# WRITTEN EXERCISE
Which lines include the word "with"? Copy each of them.

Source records
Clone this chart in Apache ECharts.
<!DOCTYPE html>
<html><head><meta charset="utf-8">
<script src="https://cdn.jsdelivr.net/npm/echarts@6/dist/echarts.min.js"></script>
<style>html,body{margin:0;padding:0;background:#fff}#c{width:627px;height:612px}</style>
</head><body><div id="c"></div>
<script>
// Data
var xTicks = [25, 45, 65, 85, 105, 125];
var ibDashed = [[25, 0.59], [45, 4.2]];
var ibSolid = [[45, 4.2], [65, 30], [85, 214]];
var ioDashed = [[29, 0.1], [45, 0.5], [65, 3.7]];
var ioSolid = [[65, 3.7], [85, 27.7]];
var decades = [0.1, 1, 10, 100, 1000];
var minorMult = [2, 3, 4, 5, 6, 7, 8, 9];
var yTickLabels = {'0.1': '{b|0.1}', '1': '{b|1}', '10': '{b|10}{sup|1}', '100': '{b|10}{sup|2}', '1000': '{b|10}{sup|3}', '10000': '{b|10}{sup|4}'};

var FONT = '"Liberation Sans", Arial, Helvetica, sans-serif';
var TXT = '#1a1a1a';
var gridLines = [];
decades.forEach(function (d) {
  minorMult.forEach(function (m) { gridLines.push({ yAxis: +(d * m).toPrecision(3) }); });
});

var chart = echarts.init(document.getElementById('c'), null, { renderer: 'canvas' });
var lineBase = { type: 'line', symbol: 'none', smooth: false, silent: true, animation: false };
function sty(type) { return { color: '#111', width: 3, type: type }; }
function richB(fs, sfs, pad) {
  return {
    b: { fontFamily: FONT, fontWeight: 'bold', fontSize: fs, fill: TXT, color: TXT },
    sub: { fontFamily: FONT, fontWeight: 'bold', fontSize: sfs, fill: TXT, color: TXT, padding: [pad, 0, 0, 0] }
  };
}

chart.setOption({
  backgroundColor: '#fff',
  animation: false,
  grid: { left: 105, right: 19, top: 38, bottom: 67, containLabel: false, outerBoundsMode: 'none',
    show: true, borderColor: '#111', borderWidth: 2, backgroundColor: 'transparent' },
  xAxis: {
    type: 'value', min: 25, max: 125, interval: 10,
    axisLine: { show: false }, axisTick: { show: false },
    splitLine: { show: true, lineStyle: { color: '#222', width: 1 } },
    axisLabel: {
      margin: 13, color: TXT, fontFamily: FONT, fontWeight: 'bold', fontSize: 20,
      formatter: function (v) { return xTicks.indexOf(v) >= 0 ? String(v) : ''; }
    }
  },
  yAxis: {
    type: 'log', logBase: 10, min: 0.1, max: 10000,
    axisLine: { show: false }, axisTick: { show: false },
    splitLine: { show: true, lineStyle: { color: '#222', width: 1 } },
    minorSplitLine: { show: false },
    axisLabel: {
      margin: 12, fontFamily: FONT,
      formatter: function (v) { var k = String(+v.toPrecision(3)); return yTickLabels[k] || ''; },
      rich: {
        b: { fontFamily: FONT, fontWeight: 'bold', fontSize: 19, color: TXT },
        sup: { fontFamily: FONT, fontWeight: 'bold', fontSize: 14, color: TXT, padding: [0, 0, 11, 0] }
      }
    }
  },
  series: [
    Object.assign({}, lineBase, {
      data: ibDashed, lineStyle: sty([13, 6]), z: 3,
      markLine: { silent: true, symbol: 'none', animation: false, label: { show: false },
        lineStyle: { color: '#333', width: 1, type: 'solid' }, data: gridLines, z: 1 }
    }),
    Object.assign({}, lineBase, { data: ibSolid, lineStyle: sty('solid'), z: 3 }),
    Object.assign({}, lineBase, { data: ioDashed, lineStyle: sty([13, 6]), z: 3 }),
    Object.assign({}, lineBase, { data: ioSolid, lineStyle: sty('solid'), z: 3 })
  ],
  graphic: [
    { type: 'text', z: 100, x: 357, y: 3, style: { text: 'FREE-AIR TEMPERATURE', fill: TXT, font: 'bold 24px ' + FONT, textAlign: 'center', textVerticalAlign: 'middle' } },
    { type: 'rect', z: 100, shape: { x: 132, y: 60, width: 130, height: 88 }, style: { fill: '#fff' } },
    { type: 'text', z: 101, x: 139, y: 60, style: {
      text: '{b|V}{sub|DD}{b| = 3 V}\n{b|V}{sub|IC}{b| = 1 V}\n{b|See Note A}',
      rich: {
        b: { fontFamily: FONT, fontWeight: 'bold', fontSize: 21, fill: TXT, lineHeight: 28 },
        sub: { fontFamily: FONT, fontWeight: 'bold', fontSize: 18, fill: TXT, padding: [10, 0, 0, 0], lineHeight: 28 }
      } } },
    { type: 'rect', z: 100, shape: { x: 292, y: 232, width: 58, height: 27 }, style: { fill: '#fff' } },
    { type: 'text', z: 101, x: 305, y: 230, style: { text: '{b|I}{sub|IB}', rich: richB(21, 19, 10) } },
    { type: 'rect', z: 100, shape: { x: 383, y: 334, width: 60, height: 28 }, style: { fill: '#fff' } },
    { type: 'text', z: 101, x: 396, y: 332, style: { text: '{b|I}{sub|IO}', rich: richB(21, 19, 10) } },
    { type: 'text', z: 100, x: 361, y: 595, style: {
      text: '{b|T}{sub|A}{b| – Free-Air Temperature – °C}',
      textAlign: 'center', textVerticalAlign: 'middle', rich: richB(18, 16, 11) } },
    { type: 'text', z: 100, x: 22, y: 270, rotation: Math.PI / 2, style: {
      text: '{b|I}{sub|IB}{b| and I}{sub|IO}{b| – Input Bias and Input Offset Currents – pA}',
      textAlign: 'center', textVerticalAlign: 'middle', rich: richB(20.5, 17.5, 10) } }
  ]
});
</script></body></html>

---

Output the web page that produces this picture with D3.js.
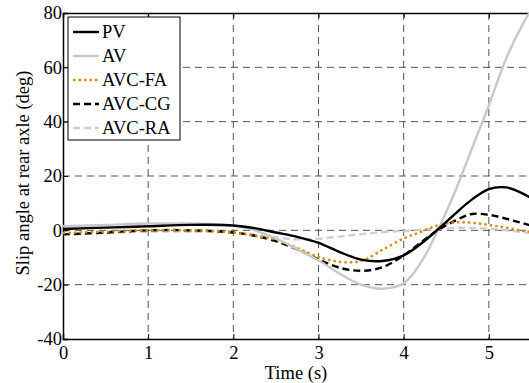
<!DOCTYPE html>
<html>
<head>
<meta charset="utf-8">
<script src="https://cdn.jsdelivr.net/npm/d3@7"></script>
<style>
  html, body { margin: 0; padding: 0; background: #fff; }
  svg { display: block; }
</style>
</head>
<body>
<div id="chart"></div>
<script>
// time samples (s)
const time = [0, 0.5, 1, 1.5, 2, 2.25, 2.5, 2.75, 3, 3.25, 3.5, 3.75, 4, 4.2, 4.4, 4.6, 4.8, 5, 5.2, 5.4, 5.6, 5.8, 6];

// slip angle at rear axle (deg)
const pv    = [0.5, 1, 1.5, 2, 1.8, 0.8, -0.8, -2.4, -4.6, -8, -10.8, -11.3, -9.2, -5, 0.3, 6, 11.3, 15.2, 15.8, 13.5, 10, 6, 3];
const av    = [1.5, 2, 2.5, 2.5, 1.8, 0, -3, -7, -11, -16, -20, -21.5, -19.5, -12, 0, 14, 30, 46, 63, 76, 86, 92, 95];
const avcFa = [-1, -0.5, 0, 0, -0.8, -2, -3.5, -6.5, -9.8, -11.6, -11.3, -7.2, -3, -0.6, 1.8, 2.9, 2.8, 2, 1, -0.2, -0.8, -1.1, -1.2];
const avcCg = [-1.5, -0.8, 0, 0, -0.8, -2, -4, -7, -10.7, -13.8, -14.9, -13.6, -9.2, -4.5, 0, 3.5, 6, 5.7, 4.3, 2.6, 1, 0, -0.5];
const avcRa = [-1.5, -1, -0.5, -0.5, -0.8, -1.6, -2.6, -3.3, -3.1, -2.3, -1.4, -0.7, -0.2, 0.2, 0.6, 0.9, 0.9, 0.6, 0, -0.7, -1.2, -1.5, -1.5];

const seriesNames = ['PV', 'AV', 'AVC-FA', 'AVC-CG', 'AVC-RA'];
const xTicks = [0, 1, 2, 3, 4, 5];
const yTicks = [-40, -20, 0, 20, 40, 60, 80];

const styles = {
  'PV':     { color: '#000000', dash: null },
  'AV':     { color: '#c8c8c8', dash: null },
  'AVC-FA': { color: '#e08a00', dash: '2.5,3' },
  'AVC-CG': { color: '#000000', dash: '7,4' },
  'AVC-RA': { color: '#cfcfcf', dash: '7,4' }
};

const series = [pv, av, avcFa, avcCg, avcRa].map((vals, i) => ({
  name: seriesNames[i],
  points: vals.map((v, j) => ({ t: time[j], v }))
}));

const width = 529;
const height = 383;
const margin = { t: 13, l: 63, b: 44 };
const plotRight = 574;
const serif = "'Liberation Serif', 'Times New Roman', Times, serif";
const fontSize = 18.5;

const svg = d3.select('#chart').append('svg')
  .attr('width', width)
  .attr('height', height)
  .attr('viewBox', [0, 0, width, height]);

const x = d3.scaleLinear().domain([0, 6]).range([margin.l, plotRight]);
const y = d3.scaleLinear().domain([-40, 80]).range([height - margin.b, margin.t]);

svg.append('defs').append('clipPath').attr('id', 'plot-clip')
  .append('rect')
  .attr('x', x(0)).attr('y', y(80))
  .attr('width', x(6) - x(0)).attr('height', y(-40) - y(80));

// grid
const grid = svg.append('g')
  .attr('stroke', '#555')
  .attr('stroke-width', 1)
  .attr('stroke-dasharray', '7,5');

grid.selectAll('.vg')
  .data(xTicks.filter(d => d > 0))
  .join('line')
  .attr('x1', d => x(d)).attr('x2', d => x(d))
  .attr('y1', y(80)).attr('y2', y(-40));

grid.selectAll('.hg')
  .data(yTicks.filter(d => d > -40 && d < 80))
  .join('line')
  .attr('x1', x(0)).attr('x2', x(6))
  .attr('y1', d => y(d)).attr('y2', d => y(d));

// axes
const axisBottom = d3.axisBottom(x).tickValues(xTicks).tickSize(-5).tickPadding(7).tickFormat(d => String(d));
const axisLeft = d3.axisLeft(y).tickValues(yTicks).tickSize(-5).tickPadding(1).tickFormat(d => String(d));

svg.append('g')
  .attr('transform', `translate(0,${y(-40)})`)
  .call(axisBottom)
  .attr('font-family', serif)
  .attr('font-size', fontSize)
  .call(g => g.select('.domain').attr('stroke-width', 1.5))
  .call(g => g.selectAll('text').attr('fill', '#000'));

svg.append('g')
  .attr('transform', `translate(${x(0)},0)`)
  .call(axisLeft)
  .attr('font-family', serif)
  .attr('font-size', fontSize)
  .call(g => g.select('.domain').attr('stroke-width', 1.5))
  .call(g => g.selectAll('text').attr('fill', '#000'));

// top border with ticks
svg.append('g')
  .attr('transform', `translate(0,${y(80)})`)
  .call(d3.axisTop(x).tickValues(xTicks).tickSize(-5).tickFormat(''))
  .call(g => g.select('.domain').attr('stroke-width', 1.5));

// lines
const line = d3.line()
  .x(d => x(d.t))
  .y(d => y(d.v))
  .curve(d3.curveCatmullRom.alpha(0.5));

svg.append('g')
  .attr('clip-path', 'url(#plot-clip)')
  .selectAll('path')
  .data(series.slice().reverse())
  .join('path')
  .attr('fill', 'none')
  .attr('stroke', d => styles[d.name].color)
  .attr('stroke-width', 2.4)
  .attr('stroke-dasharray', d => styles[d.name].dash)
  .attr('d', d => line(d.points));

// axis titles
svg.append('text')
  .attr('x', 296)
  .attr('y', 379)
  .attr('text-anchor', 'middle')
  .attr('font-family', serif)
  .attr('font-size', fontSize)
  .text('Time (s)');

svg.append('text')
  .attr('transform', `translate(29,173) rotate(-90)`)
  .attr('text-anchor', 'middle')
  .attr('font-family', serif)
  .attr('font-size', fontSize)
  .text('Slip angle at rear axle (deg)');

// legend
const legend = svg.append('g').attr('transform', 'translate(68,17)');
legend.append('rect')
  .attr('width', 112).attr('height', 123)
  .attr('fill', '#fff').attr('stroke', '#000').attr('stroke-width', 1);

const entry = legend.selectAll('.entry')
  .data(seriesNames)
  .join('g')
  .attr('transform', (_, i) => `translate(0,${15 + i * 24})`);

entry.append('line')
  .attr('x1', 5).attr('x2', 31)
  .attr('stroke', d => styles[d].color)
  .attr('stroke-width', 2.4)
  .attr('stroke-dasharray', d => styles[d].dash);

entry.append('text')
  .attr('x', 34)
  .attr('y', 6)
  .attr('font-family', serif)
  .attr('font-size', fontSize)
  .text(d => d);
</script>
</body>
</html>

---

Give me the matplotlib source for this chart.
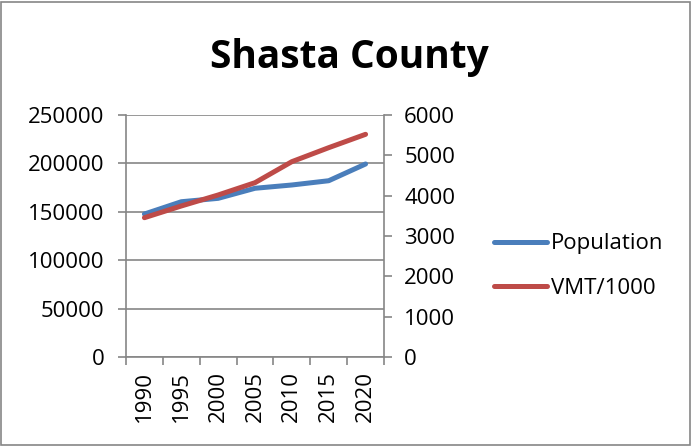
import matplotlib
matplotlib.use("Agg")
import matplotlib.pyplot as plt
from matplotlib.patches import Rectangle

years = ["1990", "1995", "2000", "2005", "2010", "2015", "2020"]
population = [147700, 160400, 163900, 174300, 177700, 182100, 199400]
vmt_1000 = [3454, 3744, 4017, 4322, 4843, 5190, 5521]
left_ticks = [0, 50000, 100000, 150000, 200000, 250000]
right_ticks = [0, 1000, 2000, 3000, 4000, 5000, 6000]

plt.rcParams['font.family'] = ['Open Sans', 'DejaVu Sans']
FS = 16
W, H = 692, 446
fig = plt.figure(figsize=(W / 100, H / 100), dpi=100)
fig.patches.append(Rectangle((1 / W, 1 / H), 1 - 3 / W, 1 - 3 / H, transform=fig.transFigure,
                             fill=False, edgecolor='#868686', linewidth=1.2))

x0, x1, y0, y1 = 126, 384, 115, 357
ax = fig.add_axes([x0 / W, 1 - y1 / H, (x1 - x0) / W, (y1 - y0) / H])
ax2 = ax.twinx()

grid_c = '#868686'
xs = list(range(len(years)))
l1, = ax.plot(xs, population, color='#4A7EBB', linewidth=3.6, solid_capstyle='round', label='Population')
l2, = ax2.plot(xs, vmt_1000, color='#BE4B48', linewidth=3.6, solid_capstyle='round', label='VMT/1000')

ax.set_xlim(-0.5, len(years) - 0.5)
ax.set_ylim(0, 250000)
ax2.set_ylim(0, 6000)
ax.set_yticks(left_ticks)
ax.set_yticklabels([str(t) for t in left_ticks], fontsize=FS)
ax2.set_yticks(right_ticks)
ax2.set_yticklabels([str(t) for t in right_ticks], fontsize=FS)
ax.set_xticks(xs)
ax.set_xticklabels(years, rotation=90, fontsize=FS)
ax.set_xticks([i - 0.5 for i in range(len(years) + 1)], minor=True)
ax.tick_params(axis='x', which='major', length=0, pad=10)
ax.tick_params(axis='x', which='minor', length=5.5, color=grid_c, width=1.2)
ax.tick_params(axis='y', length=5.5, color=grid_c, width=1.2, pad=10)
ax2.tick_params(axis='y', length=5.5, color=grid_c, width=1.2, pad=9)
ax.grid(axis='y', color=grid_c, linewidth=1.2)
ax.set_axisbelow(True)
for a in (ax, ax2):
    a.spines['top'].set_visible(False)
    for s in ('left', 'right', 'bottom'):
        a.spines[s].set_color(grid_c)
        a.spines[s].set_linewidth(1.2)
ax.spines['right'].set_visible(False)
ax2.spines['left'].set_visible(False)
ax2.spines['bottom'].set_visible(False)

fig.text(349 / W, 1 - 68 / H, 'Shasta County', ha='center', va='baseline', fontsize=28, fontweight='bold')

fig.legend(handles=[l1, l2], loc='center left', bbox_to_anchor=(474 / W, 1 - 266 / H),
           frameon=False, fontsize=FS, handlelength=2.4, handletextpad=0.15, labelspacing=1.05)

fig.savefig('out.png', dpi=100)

# FULL SOLUTION
Output the web page that produces this picture with D3.js.
// top border with ticks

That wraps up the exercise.